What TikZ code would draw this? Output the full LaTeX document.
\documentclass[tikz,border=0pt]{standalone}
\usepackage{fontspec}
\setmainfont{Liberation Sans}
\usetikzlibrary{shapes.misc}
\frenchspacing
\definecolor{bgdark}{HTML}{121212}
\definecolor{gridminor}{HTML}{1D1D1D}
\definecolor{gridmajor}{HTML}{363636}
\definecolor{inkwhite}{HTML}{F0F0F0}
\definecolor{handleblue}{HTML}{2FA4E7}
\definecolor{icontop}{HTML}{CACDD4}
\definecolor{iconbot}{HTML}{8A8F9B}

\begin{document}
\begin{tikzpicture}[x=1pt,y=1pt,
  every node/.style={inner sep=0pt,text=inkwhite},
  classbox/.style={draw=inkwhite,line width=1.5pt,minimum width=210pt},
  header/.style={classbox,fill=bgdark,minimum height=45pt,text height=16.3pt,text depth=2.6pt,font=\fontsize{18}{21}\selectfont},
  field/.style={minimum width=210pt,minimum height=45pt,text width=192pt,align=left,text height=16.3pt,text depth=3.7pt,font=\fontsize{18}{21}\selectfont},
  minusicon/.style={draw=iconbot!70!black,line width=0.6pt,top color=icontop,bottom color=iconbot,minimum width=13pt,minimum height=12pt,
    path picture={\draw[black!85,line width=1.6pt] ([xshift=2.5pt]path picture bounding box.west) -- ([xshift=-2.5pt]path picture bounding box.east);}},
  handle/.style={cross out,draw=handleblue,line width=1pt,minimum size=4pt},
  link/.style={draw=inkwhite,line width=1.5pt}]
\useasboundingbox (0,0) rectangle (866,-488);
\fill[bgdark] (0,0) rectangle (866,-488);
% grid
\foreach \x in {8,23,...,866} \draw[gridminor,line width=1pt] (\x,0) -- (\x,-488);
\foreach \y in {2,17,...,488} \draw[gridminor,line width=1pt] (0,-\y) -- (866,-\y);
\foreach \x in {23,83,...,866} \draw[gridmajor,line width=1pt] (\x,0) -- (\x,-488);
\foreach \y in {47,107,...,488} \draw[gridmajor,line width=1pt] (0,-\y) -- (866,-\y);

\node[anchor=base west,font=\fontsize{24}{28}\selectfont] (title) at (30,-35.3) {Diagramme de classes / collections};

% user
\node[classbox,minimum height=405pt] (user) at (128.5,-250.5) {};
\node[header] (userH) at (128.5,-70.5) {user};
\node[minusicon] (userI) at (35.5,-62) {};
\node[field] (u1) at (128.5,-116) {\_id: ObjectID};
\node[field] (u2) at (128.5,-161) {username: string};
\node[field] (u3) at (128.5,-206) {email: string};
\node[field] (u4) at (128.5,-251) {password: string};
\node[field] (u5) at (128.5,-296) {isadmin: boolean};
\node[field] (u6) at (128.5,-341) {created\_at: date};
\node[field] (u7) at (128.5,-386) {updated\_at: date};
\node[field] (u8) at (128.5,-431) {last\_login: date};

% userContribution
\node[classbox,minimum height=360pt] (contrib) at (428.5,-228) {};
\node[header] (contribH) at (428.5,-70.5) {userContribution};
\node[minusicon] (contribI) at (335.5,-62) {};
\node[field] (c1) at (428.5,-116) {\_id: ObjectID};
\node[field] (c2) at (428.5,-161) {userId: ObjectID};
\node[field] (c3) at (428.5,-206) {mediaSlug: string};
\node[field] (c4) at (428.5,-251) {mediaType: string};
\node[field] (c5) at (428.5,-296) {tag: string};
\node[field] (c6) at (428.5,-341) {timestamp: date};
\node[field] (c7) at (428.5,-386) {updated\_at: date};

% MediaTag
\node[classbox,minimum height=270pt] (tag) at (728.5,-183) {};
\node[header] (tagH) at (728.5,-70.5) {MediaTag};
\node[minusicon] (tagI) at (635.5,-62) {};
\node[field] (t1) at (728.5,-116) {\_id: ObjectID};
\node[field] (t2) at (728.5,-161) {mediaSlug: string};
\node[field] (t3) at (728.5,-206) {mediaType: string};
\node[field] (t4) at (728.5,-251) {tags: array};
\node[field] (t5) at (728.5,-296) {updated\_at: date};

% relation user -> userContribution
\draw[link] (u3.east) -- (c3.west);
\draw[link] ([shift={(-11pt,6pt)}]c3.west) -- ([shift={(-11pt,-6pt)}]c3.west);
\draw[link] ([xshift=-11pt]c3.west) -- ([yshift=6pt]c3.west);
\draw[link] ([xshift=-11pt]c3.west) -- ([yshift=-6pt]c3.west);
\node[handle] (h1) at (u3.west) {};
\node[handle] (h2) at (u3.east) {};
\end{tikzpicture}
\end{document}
-----
§ **Task objective**: Make an exact copy of the material above.

§ **Answer to the task**:
What TikZ code would draw this? Output the full LaTeX document.
\documentclass[tikz,border=0pt]{standalone}
\usepackage{fontspec}
\setmainfont{Liberation Sans}
\usetikzlibrary{shapes.misc}
\frenchspacing
\definecolor{bgdark}{HTML}{121212}
\definecolor{gridminor}{HTML}{1D1D1D}
\definecolor{gridmajor}{HTML}{363636}
\definecolor{inkwhite}{HTML}{F0F0F0}
\definecolor{handleblue}{HTML}{2FA4E7}
\definecolor{icontop}{HTML}{CACDD4}
\definecolor{iconbot}{HTML}{8A8F9B}

\begin{document}
\begin{tikzpicture}[x=1pt,y=1pt,
  every node/.style={inner sep=0pt,text=inkwhite},
  classbox/.style={draw=inkwhite,line width=1.5pt,minimum width=210pt},
  header/.style={classbox,fill=bgdark,minimum height=45pt,text height=16.3pt,text depth=2.6pt,font=\fontsize{18}{21}\selectfont},
  field/.style={minimum width=210pt,minimum height=45pt,text width=192pt,align=left,text height=16.3pt,text depth=3.7pt,font=\fontsize{18}{21}\selectfont},
  minusicon/.style={draw=iconbot!70!black,line width=0.6pt,top color=icontop,bottom color=iconbot,minimum width=13pt,minimum height=12pt,
    path picture={\draw[black!85,line width=1.6pt] ([xshift=2.5pt]path picture bounding box.west) -- ([xshift=-2.5pt]path picture bounding box.east);}},
  handle/.style={cross out,draw=handleblue,line width=1pt,minimum size=4pt},
  link/.style={draw=inkwhite,line width=1.5pt}]
\useasboundingbox (0,0) rectangle (866,-488);
\fill[bgdark] (0,0) rectangle (866,-488);
% grid
\foreach \x in {8,23,...,866} \draw[gridminor,line width=1pt] (\x,0) -- (\x,-488);
\foreach \y in {2,17,...,488} \draw[gridminor,line width=1pt] (0,-\y) -- (866,-\y);
\foreach \x in {23,83,...,866} \draw[gridmajor,line width=1pt] (\x,0) -- (\x,-488);
\foreach \y in {47,107,...,488} \draw[gridmajor,line width=1pt] (0,-\y) -- (866,-\y);

\node[anchor=base west,font=\fontsize{24}{28}\selectfont] (title) at (30,-35.3) {Diagramme de classes / collections};

% user
\node[classbox,minimum height=405pt] (user) at (128.5,-250.5) {};
\node[header] (userH) at (128.5,-70.5) {user};
\node[minusicon] (userI) at (35.5,-62) {};
\node[field] (u1) at (128.5,-116) {\_id: ObjectID};
\node[field] (u2) at (128.5,-161) {username: string};
\node[field] (u3) at (128.5,-206) {email: string};
\node[field] (u4) at (128.5,-251) {password: string};
\node[field] (u5) at (128.5,-296) {isadmin: boolean};
\node[field] (u6) at (128.5,-341) {created\_at: date};
\node[field] (u7) at (128.5,-386) {updated\_at: date};
\node[field] (u8) at (128.5,-431) {last\_login: date};

% userContribution
\node[classbox,minimum height=360pt] (contrib) at (428.5,-228) {};
\node[header] (contribH) at (428.5,-70.5) {userContribution};
\node[minusicon] (contribI) at (335.5,-62) {};
\node[field] (c1) at (428.5,-116) {\_id: ObjectID};
\node[field] (c2) at (428.5,-161) {userId: ObjectID};
\node[field] (c3) at (428.5,-206) {mediaSlug: string};
\node[field] (c4) at (428.5,-251) {mediaType: string};
\node[field] (c5) at (428.5,-296) {tag: string};
\node[field] (c6) at (428.5,-341) {timestamp: date};
\node[field] (c7) at (428.5,-386) {updated\_at: date};

% MediaTag
\node[classbox,minimum height=270pt] (tag) at (728.5,-183) {};
\node[header] (tagH) at (728.5,-70.5) {MediaTag};
\node[minusicon] (tagI) at (635.5,-62) {};
\node[field] (t1) at (728.5,-116) {\_id: ObjectID};
\node[field] (t2) at (728.5,-161) {mediaSlug: string};
\node[field] (t3) at (728.5,-206) {mediaType: string};
\node[field] (t4) at (728.5,-251) {tags: array};
\node[field] (t5) at (728.5,-296) {updated\_at: date};

% relation user -> userContribution
\draw[link] (u3.east) -- (c3.west);
\draw[link] ([shift={(-11pt,6pt)}]c3.west) -- ([shift={(-11pt,-6pt)}]c3.west);
\draw[link] ([xshift=-11pt]c3.west) -- ([yshift=6pt]c3.west);
\draw[link] ([xshift=-11pt]c3.west) -- ([yshift=-6pt]c3.west);
\node[handle] (h1) at (u3.west) {};
\node[handle] (h2) at (u3.east) {};
\end{tikzpicture}
\end{document}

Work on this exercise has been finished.